The crowds formed gradually and then steadily on the Circle and traffic was shut down. The bull horn speeches got louder and louder and gave way to the crowd being led in chants. I noticed lots of army fatigue goons starting an armed-locked Conga line that pushed the growing crowd down Massachusetts Ave. toward Sheridan Circle and the old S. Vietnam Embassy. “Ho, Ho, Ho Chi Minh, NLF is gonna win!”

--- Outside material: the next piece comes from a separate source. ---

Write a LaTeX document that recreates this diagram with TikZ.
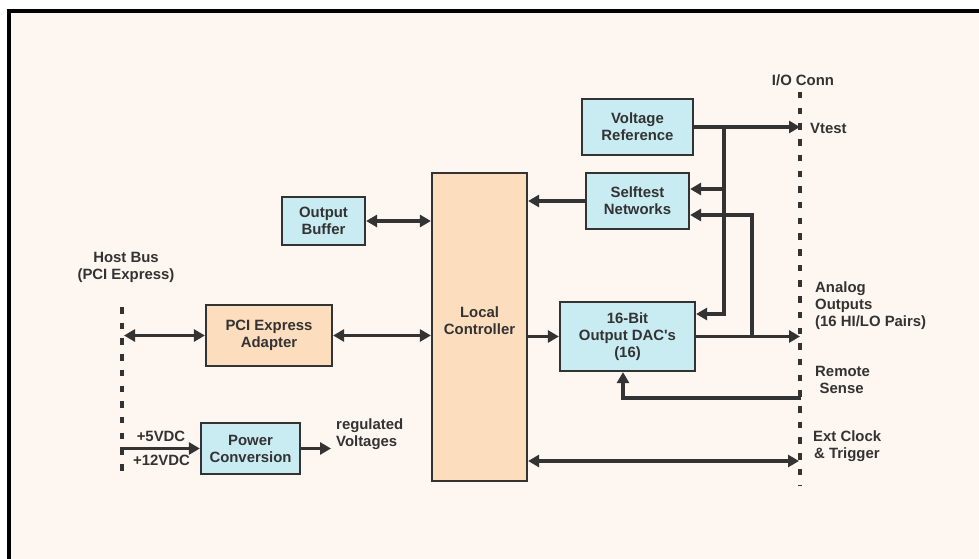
\documentclass[tikz,border=0pt]{standalone}
\usepackage{fontspec}
\setmainfont{Liberation Sans}
\usetikzlibrary{arrows.meta}
\definecolor{cream}{HTML}{FEF6F0}
\definecolor{boxblue}{HTML}{C8ECF2}
\definecolor{boxpeach}{HTML}{FCDDBE}
\definecolor{ink}{HTML}{333333}
\begin{document}
\begin{tikzpicture}[x=1pt,y=-1pt,
  lbl/.style={font=\bfseries\fontsize{14.9}{17}\selectfont, text=ink, inner sep=0pt},
  blockbox/.style={lbl, draw=ink, line width=2.2pt, align=center},
  bluebox/.style={blockbox, fill=boxblue},
  peachbox/.style={blockbox, fill=boxpeach},
  conn/.style={draw=ink, line width=3.2pt},
  arr/.style={conn, -{Triangle[length=11pt,width=12pt]}},
  darr/.style={conn, {Triangle[length=11pt,width=12pt]}-{Triangle[length=11pt,width=12pt]}},
  busline/.style={draw=ink, line width=4pt, dash pattern=on 6.5pt off 9.2pt}
]
\useasboundingbox (0,0) rectangle (979,559);
\clip (0,0) rectangle (979,559);
\fill[white] (0,0) rectangle (979,559);
\draw[line width=4pt, fill=cream] (9,11.5) rectangle (1200,800);

% boxes
\node[bluebox, minimum width=111pt, minimum height=56pt] (VR) at (637.5,127) {Voltage\\Reference};
\node[bluebox, minimum width=103pt, minimum height=56pt] (ST) at (637.5,201) {Selftest\\Networks};
\node[bluebox, minimum width=135pt, minimum height=69pt] (DAC) at (627.5,336.5) {16-Bit\\Output DAC\textquotesingle s\\(16)};
\node[peachbox, minimum width=95pt, minimum height=308pt] (LC) at (479.5,327) {};
\node[lbl, align=center] (LCt) at (479.5,320.5) {Local\\Controller};
\node[bluebox, minimum width=83pt, minimum height=48pt] (OB) at (323.5,221) {Output\\Buffer};
\node[peachbox, minimum width=126pt, minimum height=61pt] (PCI) at (269,335.5) {PCI Express\\Adapter};
\node[bluebox, minimum width=99pt, minimum height=51pt] (PW) at (250.5,448.5) {Power\\Conversion};

% bus lines
\coordinate (iotop) at (800,92);
\coordinate (iobot) at (800,486);
\draw[busline] (iotop) -- (iobot);
\coordinate (hbtop) at (122,307);
\coordinate (hbbot) at (122,471);
\draw[busline] (hbtop) -- (hbbot);

% connectors
\draw[arr] (VR.east) -- (VR.east -| iotop);
\coordinate (ja) at (724,127);
\coordinate (jb) at (724,314);
\coordinate (jc) at (724,189);
\draw[arr] (ja) -- (jb) -- (jb -| DAC.east);
\draw[arr] (jc) -- (jc -| ST.east);
\coordinate (jd) at (752,215);
\coordinate (je) at (752,336.5);
\draw[arr] (je) -- (jd) -- (jd -| ST.east);
\draw[arr] (DAC.east) -- (DAC.east -| iotop);
\draw[arr] (ST.west) -- (ST.west -| LC.east);
\draw[arr] (LC.east |- DAC.west) -- (DAC.west);
\coordinate (ec) at (799,461);
\draw[darr] (ec -| LC.east) -- (ec);
\coordinate (rs) at (801,398);
\coordinate (rs2) at (623,398);
\draw[arr] (rs) -- (rs2) -- (rs2 |- DAC.south);
\draw[darr] (OB.east) -- (OB.east -| LC.west);
\draw[darr] (PCI.east) -- (PCI.east -| LC.west);
\coordinate (hb) at (124,335.5);
\draw[darr] (hb) -- (PCI.west);
\coordinate (pw0) at (122,453);
\draw[arr] (pw0) |- (PW.west);
\coordinate (rv) at (331,448.5);
\draw[arr] (PW.east) -- (rv);

% labels
\node[lbl, anchor=base] (io) at (803,86) {I/O Conn};
\node[lbl, anchor=base west] (vt) at (810,133) {Vtest};
\node[lbl, anchor=base west, align=left] (ao) at (815,326) {Analog\\Outputs\\(16 HI/LO Pairs)};
\node[lbl, anchor=base west, align=left] (rsl) at (815,393) {Remote\\\hspace*{4.5pt}Sense};
\node[lbl, anchor=base west, align=left] (ecl) at (813,458) {Ext Clock\\\hspace*{1pt}\& Trigger};
\node[lbl, anchor=base, align=center] (hbl) at (126,279) {Host Bus\\(PCI Express)};
\node[lbl, anchor=base] (v5) at (161,441) {+5VDC};
\node[lbl, anchor=base] (v12) at (161.5,465) {+12VDC};
\node[lbl, anchor=base west, align=left] (rvl) at (336,446) {regulated\\Voltages};
\end{tikzpicture}
\end{document}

My friend and I stayed away from the center and just observed. We moved a little further away as the crowds kept growing, standing near an office building. As we moved around, I noticed lots of fast moving traffic moving down a side street. The police could be seen moving swiftly in busses in full riot gear. My friend and I were able to move even further away from the human snake and get to a side road before the SDS pushed plunged the crowd down Massachusetts Ave. and full on into a police line. Very soon, all of DuPont Circle was covered in tear gas. As we moved carefully down a short cut alley we knew, we encountered an SDS type talking on the police ban radio trying to confuse the police — he was a calling in emergencies to disperse the riot police.
Because we knew the neighborhood, we managed to get back to our apartment, but not until the pepper gas got us. It was fired from a police car as we hovered under a roof overhang of a modern glass office building. The police car was driving down the sidewalk to clear the few stragglers like us who escaped the confrontation. It was dangerous for those who had no idea where they were or how to escape.
I often thought had we not known the neighborhood, we might have spent the night in jail, crying our eyes out from the gas. When we got to the apartment, we ran for the refrigerator and washed our face and eyes with milk. It works. Later on, as a government employee I underwent tear and pepper gas training. Yes, it is a thing. And guess what. We used milk to cleanse our faces when it was over.
"securing for themselves money and power and most importantly clicks." My subconscious/id mind was reading a nano-second ahead before the rest of the word recognition software of my brain kicked in . . . and so for a brief flicker I read this as "securing for themselves money and power and most importantly [chicks]." I suspect both readings are absolutely correct.